Amber Fort
Sheesh Mahal – the Hall of Mirrors – contains thousands of convex mirror tiles set into the ceiling and walls. A single candle is said to have lit the entire chamber through reflection, the light bouncing between surfaces until the room glowed. The engineering is 16th-century, using polished glass with backed silver and gold, arranged in patterns that include arabesques, flowers, and geometric grids. Standing in it in morning light when the sun comes through the lattice windows and the reflections move across the floor and ceiling is one of those specific architectural experiences that photographs don’t adequately translate.
Amber Fort stands on a ridge 11 kilometres north of Jaipur, overlooking Maota Lake and the Aravalli hills.
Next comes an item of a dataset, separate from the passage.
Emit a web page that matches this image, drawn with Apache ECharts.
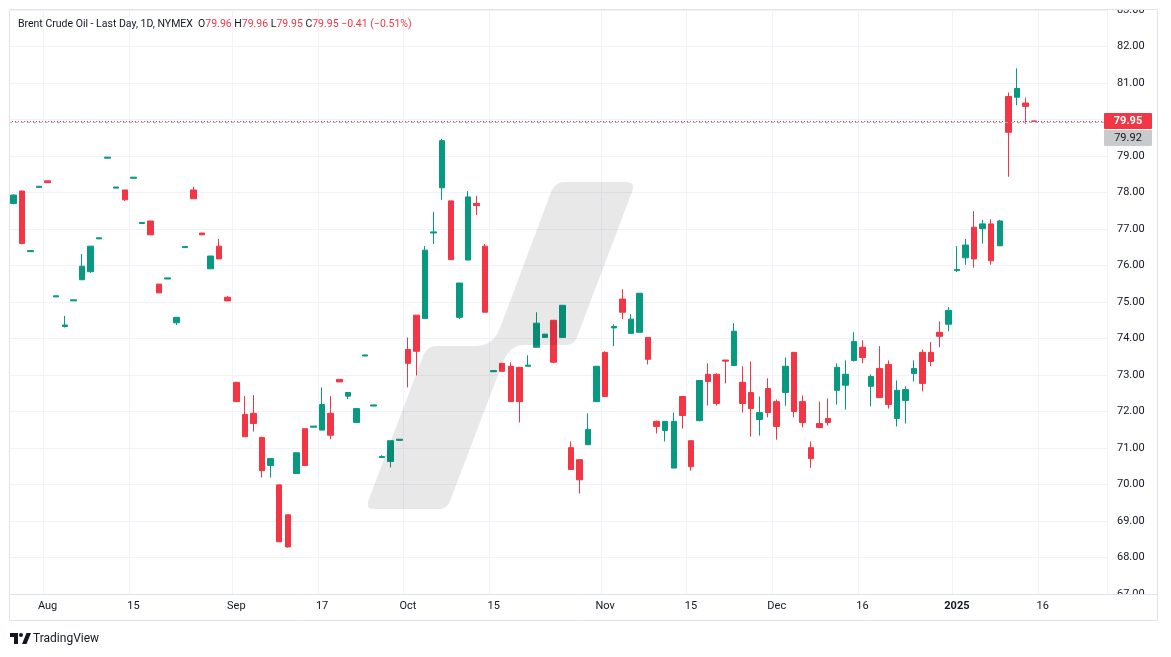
<!DOCTYPE html>
<html>
<head>
<meta charset="utf-8">
<script src="https://cdn.jsdelivr.net/npm/echarts@6/dist/echarts.min.js"></script>
<style>
html,body{margin:0;padding:0;background:#fff;}
#chart{width:1171px;height:657px;}
</style>
</head>
<body>
<div id="chart"></div>
<script>
// Trading days (category axis); the last ones are empty future slots
const dates = [
'2024-07-26','2024-07-29','2024-07-30','2024-07-31','2024-08-01','2024-08-02',
'2024-08-05','2024-08-06','2024-08-07','2024-08-08','2024-08-09',
'2024-08-12','2024-08-13','2024-08-14','2024-08-15','2024-08-16',
'2024-08-19','2024-08-20','2024-08-21','2024-08-22','2024-08-23',
'2024-08-26','2024-08-27','2024-08-28','2024-08-29','2024-08-30',
'2024-09-03','2024-09-04','2024-09-05','2024-09-06',
'2024-09-09','2024-09-10','2024-09-11','2024-09-12','2024-09-13',
'2024-09-16','2024-09-17','2024-09-18','2024-09-19','2024-09-20',
'2024-09-23','2024-09-24','2024-09-25','2024-09-26','2024-09-27',
'2024-09-30','2024-10-01','2024-10-02','2024-10-03','2024-10-04',
'2024-10-07','2024-10-08','2024-10-09','2024-10-10','2024-10-11',
'2024-10-14','2024-10-15','2024-10-16','2024-10-17','2024-10-18',
'2024-10-21','2024-10-22','2024-10-23','2024-10-24','2024-10-25',
'2024-10-28','2024-10-29','2024-10-30','2024-10-31','2024-11-01',
'2024-11-04','2024-11-05','2024-11-06','2024-11-07','2024-11-08',
'2024-11-11','2024-11-12','2024-11-13','2024-11-14','2024-11-15',
'2024-11-18','2024-11-19','2024-11-20','2024-11-21','2024-11-22',
'2024-11-25','2024-11-26','2024-11-27','2024-11-29',
'2024-12-02','2024-12-03','2024-12-04','2024-12-05','2024-12-06',
'2024-12-09','2024-12-10','2024-12-11','2024-12-12','2024-12-13',
'2024-12-16','2024-12-17','2024-12-18','2024-12-19','2024-12-20',
'2024-12-23','2024-12-24','2024-12-26','2024-12-27','2024-12-30','2024-12-31',
'2025-01-02','2025-01-03','2025-01-06','2025-01-07','2025-01-08','2025-01-09','2025-01-10',
'2025-01-13','2025-01-14','2025-01-15','2025-01-16','2025-01-17',
'2025-01-21','2025-01-22','2025-01-23','2025-01-24','2025-01-27','2025-01-28'
];

// Candles: [open, close, low, high]
const candles = [
[77.70,77.93,77.68,77.95],[78.04,76.60,76.58,78.05],[76.38,76.41,76.38,76.41],[78.14,78.17,78.14,78.17],
[78.32,78.27,78.27,78.32],[75.14,75.17,75.14,75.17],[74.33,74.37,74.30,74.62],[75.03,75.06,75.03,75.06],
[75.61,75.98,75.60,76.31],[75.83,76.53,75.80,76.53],[76.73,76.76,76.73,76.76],[78.94,78.97,78.94,78.97],
[78.12,78.15,78.12,78.15],[78.07,77.80,77.77,78.07],[78.39,78.42,78.39,78.42],[77.15,77.18,77.15,77.18],
[77.22,76.84,76.84,77.22],[75.49,75.25,75.25,75.49],[75.63,75.66,75.63,75.66],[74.43,74.58,74.37,74.58],
[76.49,76.52,76.49,76.52],[78.07,77.83,77.83,78.16],[76.89,76.84,76.84,76.89],[75.91,76.26,75.91,76.26],
[76.53,76.18,76.18,76.73],[75.13,75.03,75.03,75.16],
[72.80,72.27,72.27,72.80],[71.92,71.31,71.31,72.42],[71.95,71.67,71.45,72.45],[71.29,70.38,70.19,71.31],
[70.52,70.71,70.19,70.71],[69.99,68.43,68.43,69.99],[69.17,68.29,68.27,69.17],[70.30,70.87,70.30,70.87],
[71.53,70.52,70.52,71.53],[71.57,71.60,71.57,71.60],[71.49,72.19,71.49,72.66],[71.95,71.35,71.24,72.42],
[72.88,72.81,72.81,72.88],[72.42,72.52,72.34,72.52],[71.70,72.08,71.70,72.08],[73.52,73.55,73.52,73.55],
[72.15,72.18,72.15,72.18],[70.74,70.77,70.74,70.80],[70.63,71.20,70.47,71.20],[71.21,71.24,71.21,71.24],
[73.70,73.32,72.66,74.03],[74.64,73.65,72.99,74.64],[74.55,76.42,74.55,76.53],[76.89,76.92,76.59,77.47],
[78.13,79.42,77.80,79.47],[77.77,76.16,76.16,77.77],[74.58,75.52,74.53,75.52],[76.15,77.88,76.15,78.04],
[77.70,77.64,77.38,77.91],[76.53,74.72,74.72,76.59],[73.09,73.12,73.09,73.12],[73.32,73.10,73.10,73.32],
[73.24,72.27,72.27,73.35],[73.21,72.27,71.70,73.21],[73.24,73.27,73.24,73.54],[73.76,74.42,73.76,74.72],
[74.03,74.12,74.03,74.12],[74.50,73.35,73.32,74.50],[74.03,74.91,74.03,74.91],[71.01,70.41,70.41,71.18],
[70.68,70.13,69.75,70.68],[71.09,71.51,71.09,71.95],[72.27,73.24,72.27,73.24],[73.62,72.41,72.41,73.65],
[74.29,74.33,73.79,74.39],[75.08,74.72,74.53,75.35],[74.14,74.53,74.14,74.67],[74.17,75.24,74.17,75.24],
[74.03,73.43,73.29,74.03],[71.73,71.59,71.40,71.75],[71.48,71.73,71.18,71.73],[70.45,71.73,70.45,71.97],
[72.41,71.89,71.53,72.41],[71.20,70.49,70.38,71.20],[71.75,72.85,71.73,72.85],[73.02,72.82,72.16,73.32],
[73.02,72.22,72.16,73.05],[73.41,73.38,72.77,73.41],[73.26,74.20,73.26,74.42],[72.80,72.22,71.97,73.24],
[72.52,72.08,71.31,73.37],[71.78,71.97,71.34,72.41],[72.63,71.97,71.84,72.91],[72.27,71.59,71.23,72.33],
[72.52,73.24,72.16,73.48],[73.62,72.00,71.84,73.62],[72.27,71.70,71.56,72.44],[71.01,70.71,70.46,71.18],
[71.67,71.56,71.56,72.27],[71.81,71.70,71.62,72.36],[72.58,73.21,72.19,73.32],[72.72,73.02,72.05,73.40],
[73.40,73.92,73.37,74.17],[73.76,73.48,73.32,73.95],[72.69,72.96,72.14,73.02],[73.18,72.38,72.38,73.79],
[73.29,72.19,72.08,73.40],[71.81,72.58,71.59,72.85],[72.30,72.60,71.67,72.69],[73.04,73.18,72.82,73.40],
[73.62,72.77,72.55,73.70],[73.62,73.37,73.24,73.90],[74.17,74.06,73.76,74.47],[74.39,74.77,74.20,74.86],
[75.86,75.89,75.82,76.53],[76.21,76.56,76.02,76.73],[77.05,76.18,75.94,77.49],[77.01,77.14,76.60,77.25],
[77.14,76.13,76.02,77.27],[76.54,77.22,76.54,77.25],[80.63,79.65,78.43,80.74],[80.61,80.85,80.39,81.40],
[80.45,80.36,79.88,80.60],[79.96,79.95,79.95,79.96]
];

// X-axis tick labels (date -> label)
const xTickLabels = {
'2024-08-01':'Aug','2024-08-15':'15','2024-09-03':'Sep','2024-09-17':'17',
'2024-10-01':'Oct','2024-10-15':'15','2024-11-01':'Nov','2024-11-15':'15',
'2024-12-02':'Dec','2024-12-16':'16','2025-01-02':'2025','2025-01-16':'16'
};

const yMin = 67, yMax = 83, yStep = 1;
const lastPrice = 79.95;
const refPrice = 79.92;
const header = {
  title: 'Brent Crude Oil - Last Day, 1D, NYMEX',
  o: '79.96', h: '79.96', l: '79.95', c: '79.95', chg: '\u22120.41 (\u22120.51%)'
};

const UP = '#089981', DOWN = '#f23645', TXT = '#131722', GRID = '#f0f3fa', FRAME = '#e0e3eb';
const FONT = 'Roboto, "Noto Sans", sans-serif';
const HF = '10.5px ' + FONT;

const chart = echarts.init(document.getElementById('chart'), null, {renderer: 'canvas'});
const isTick = (idx, val) => xTickLabels[val] !== undefined;

chart.setOption({
  animation: false,
  backgroundColor: '#ffffff',
  grid: {left: 9, right: 64, top: 10, bottom: 63},
  xAxis: {
    type: 'category',
    data: dates,
    boundaryGap: true,
    axisLine: {show: false},
    axisTick: {show: false},
    splitLine: {show: true, interval: isTick, lineStyle: {color: GRID, width: 1}},
    axisLabel: {
      interval: isTick,
      margin: 7,
      color: TXT,
      fontSize: 11,
      fontFamily: FONT,
      formatter: v => {
        const t = xTickLabels[v];
        if (!t) return '';
        return t === '2025' ? '{b|2025}' : t;
      },
      rich: {b: {fontWeight: 'bold', color: TXT, fontSize: 11, fontFamily: FONT}}
    }
  },
  yAxis: {
    type: 'value',
    position: 'right',
    min: yMin, max: yMax, interval: yStep,
    axisLine: {show: false},
    axisTick: {show: false},
    splitLine: {show: true, lineStyle: {color: GRID, width: 1}},
    axisLabel: {
      margin: 10, color: TXT, fontSize: 11, fontFamily: FONT,
      showMinLabel: true, showMaxLabel: true,
      formatter: v => v.toFixed(2)
    }
  },
  series: [{
    type: 'candlestick',
    data: candles,
    barWidth: 6,
    itemStyle: {color: UP, color0: DOWN, borderColor: UP, borderColor0: DOWN, borderWidth: 1},
    markLine: {
      silent: true,
      symbol: ['none', 'none'],
      label: {show: false},
      data: [
        {yAxis: refPrice, lineStyle: {color: '#b2b5be', type: [3, 3], width: 1}},
        {yAxis: lastPrice, lineStyle: {color: DOWN, type: [1, 2], width: 1}}
      ]
    }
  }]
});

// watermark outline (decoration): quadratic rounded corners joined by straight edges
function roundedOutline(segs) {
  const pts = [];
  segs.forEach(s => {
    const [x0, y0, cx, cy, x1, y1] = s;
    for (let k = 0; k <= 6; k++) {
      const t = k / 6;
      pts.push([(1 - t) * (1 - t) * x0 + 2 * (1 - t) * t * cx + t * t * x1,
                (1 - t) * (1 - t) * y0 + 2 * (1 - t) * t * cy + t * t * y1]);
    }
  });
  return pts;
}
const wmPoints = roundedOutline([
  [439, 509, 447, 509, 450, 501],
  [503, 362, 510, 345, 524, 345],
  [566, 345, 574, 345, 577, 337],
  [632, 192, 636, 182, 626, 182],
  [565, 182, 555, 182, 551, 192],
  [500, 328, 493, 346, 476, 346],
  [437, 346, 427, 346, 423, 356],
  [369, 499, 365, 509, 373, 509]
]);

const yLast = chart.convertToPixel({yAxisIndex: 0}, lastPrice);
const W = 1171;
const plotRight = W - 64;

chart.setOption({
  graphic: {elements: [
    {type: 'polygon', z: 50, silent: true, shape: {points: wmPoints}, style: {fill: 'rgba(0,0,0,0.09)'}},
    // clip covers for the price scale
    {type: 'rect', z: 60, silent: true, shape: {x: 0, y: 0, width: W, height: 9}, style: {fill: '#fff'}},
    {type: 'rect', z: 60, silent: true, shape: {x: plotRight + 1, y: 595, width: 49, height: 25}, style: {fill: '#fff'}},
    // frame
    {type: 'rect', z: 70, silent: true, shape: {x: 9.5, y: 9.5, width: 1148, height: 611}, style: {fill: 'none', stroke: FRAME, lineWidth: 1}},
    {type: 'line', z: 70, silent: true, shape: {x1: 9.5, y1: 594.5, x2: 1157.5, y2: 594.5}, style: {stroke: FRAME, lineWidth: 1}},
    // header
    {type: 'text', z: 80, silent: true, x: 18, y: 24,
     style: {
       text: '{d|' + header.title + '\u00a0\u00a0O}{r|' + header.o + '}{d|\u00a0H}{r|' + header.h + '}{d|\u00a0L}{r|' + header.l + '}{d|\u00a0C}{r|' + header.c + '}{r|\u00a0' + header.chg + '}',
       fill: TXT,
       font: HF,
       verticalAlign: 'middle',
       rich: {
         d: {fill: TXT, font: HF},
         r: {fill: DOWN, font: HF}
       }
     }},
    // price labels
    {type: 'rect', z: 80, silent: true, shape: {x: plotRight - 3, y: Math.round(yLast) - 8, width: 48, height: 16, r: 1}, style: {fill: DOWN}},
    {type: 'text', z: 81, silent: true, x: plotRight + 21, y: Math.round(yLast),
     style: {text: lastPrice.toFixed(2), fill: '#ffffff', font: 'bold 11px ' + FONT, align: 'center', verticalAlign: 'middle'}},
    {type: 'rect', z: 80, silent: true, shape: {x: plotRight - 3, y: Math.round(yLast) + 9, width: 48, height: 16, r: 1}, style: {fill: '#c9cacc'}},
    {type: 'text', z: 81, silent: true, x: plotRight + 21, y: Math.round(yLast) + 17,
     style: {text: refPrice.toFixed(2), fill: TXT, font: '11px ' + FONT, align: 'center', verticalAlign: 'middle'}},
    // TradingView logo
    {type: 'rect', z: 80, silent: true, shape: {x: 10, y: 633, width: 8, height: 4}, style: {fill: TXT}},
    {type: 'rect', z: 80, silent: true, shape: {x: 14, y: 633, width: 4, height: 11}, style: {fill: TXT}},
    {type: 'circle', z: 80, silent: true, shape: {cx: 21, cy: 635, r: 2}, style: {fill: TXT}},
    {type: 'polygon', z: 80, silent: true, shape: {points: [[22, 644], [26.5, 633], [31, 633], [26.5, 644]]}, style: {fill: TXT}},
    {type: 'text', z: 80, silent: true, x: 33, y: 639,
     style: {text: 'TradingView', fill: TXT, font: '12px ' + FONT, verticalAlign: 'middle'}}
  ]}
});
</script>
</body>
</html>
It was built from 1592 by Maharaja Man Singh I, a general in Mughal Emperor Akbar’s service who also happened to be Akbar’s brother-in-law. The political alliance between the Rajput kingdom of Amer and the Mughal Empire is inscribed in the architecture: the fort combines Rajput traditions (the structural organisation, the use of local Karauli red sandstone, the emphasis on fortification) with Mughal refinement (the marble inlay work, the Persian garden layouts, the decorative vocabulary). Neither one dominates. It’s a genuinely successful architectural synthesis.
The Fort
The main entrance is Suraj Pol (Sun Gate), and the approach up from Maota Lake gives the fort its best angle – the multiple gateways and towers ascending the ridge. Most visitors enter by jeep or walk up the ramp.
Sheesh Mahal is in the Jai Mandir complex and is what most visitors specifically come for. The mirror work extends to the entrance hall as well as the main chamber; the quality of the craftwork is extraordinary for any period.
Sukh Niwas (the Palace of Pleasure) across the courtyard has a sandalwood door and a water channel system that cooled the palace in summer by drawing air over a water surface before circulating it through the rooms. Seventeenth-century air conditioning.
Diwan-i-Am and Diwan-i-Khas (the public and private audience halls) show the administrative organisation of a Mughal-influenced court, with the maharaja receiving different categories of petitioners in spaces designed for different levels of formality.
Elephant Rides
This is the uncomfortable part: elephant rides have been offered at Amber Fort for decades and remain on offer. Multiple animal welfare organisations have documented welfare problems with the fort’s elephant operations, including inadequate shelter, forced labour conditions, and chains. The ethical position is straightforward: skip the elephant ride and walk up or take a jeep. The fort is worth seeing; the elephant ride is not a necessary part of that.
Getting There and Timing
11 kilometres from Jaipur: taxi or auto-rickshaw from Jaipur’s old city takes 20-30 minutes. Entry for foreigners runs around 550 Rupees; an audio guide adds around 100 Rupees and is worth it.
October to March: cooler, more comfortable for the walking involved. The fort involves significant climbing between levels. April through June is hot; the fort is partially shaded but the exposed sections are challenging midday. Arrive early morning or late afternoon for the best light and cooler temperatures.